Так что же это за документы?
Когда в 1942 году я был арестован гестапо, немцы знали только мой псевдоним военных лет — Жан Жильбер, но в ходе следствия, проведенного ими в Бельгии, они нашли мой настоящий паспорт, выданный на имя Леопольда Треппера. Однако с самого начала моей жизни коммуниста я везде фигурировал под именем Домб. Именно под этой партийной кличкой я был известен не только товарищам по общему делу, но и полиции. А вот гестапо о Домбе пе имело никакого понятия, и я, естественно, ни за что не мог допустить, чтобы оно каким-то образом связало имена Домб и Треппер. Это поставило бы под прямую угрозу судьбы коммунистов, связанных с Домбом в 1930, а их было несколько десятков.
К счастью, в 1932 году французская Сюртэ работала плохо, из ее досье также нельзя было заключить о какой-либо связи между Треппером и Домбом. С одной стороны, она следила за коммунистическим агитатором по имени Домб, который действовал в еврейских кругах; с другой — захватила два письма, адресованных некоему Трепперу и предназначавшихся для Штрома.
Гестапо, порывшись в архивах французской полиции, установило лишь то, что арестованный ею главарь «Красного оркестра» по имени Треппер в 1932 году был замешан в одной советской шпионской истории.
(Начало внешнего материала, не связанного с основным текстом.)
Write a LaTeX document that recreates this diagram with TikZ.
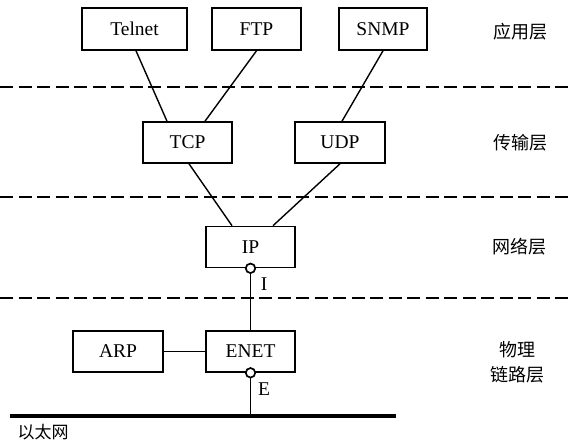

Более того, из паспорта, попавшего в руки гестапо, явствовало, что тот же Треппер находился в Палестине с 1924 по 1929 год. И чтобы лишний раз выслужиться у своего берлинского начальства, гестапо постаралось посильнее раздуть значение моей персоны и сфабриковало на меня довольно удивительную «родословную», что я будто уже смолоду был советским агентом — сначала в Палестине, потом во Франции. На допросах я сознательно влезал в эту шкуру, ибо, чем большее значение гестапо придавало мне, тем большим оказывался простор для моего маневра. В частности, гестаповцы считали бесспорным, что в Москве я прошел специальную шпионскую подготовку. Я это как бы признавал косвенно, указывая на факт моего обучения в университете имени Продровского.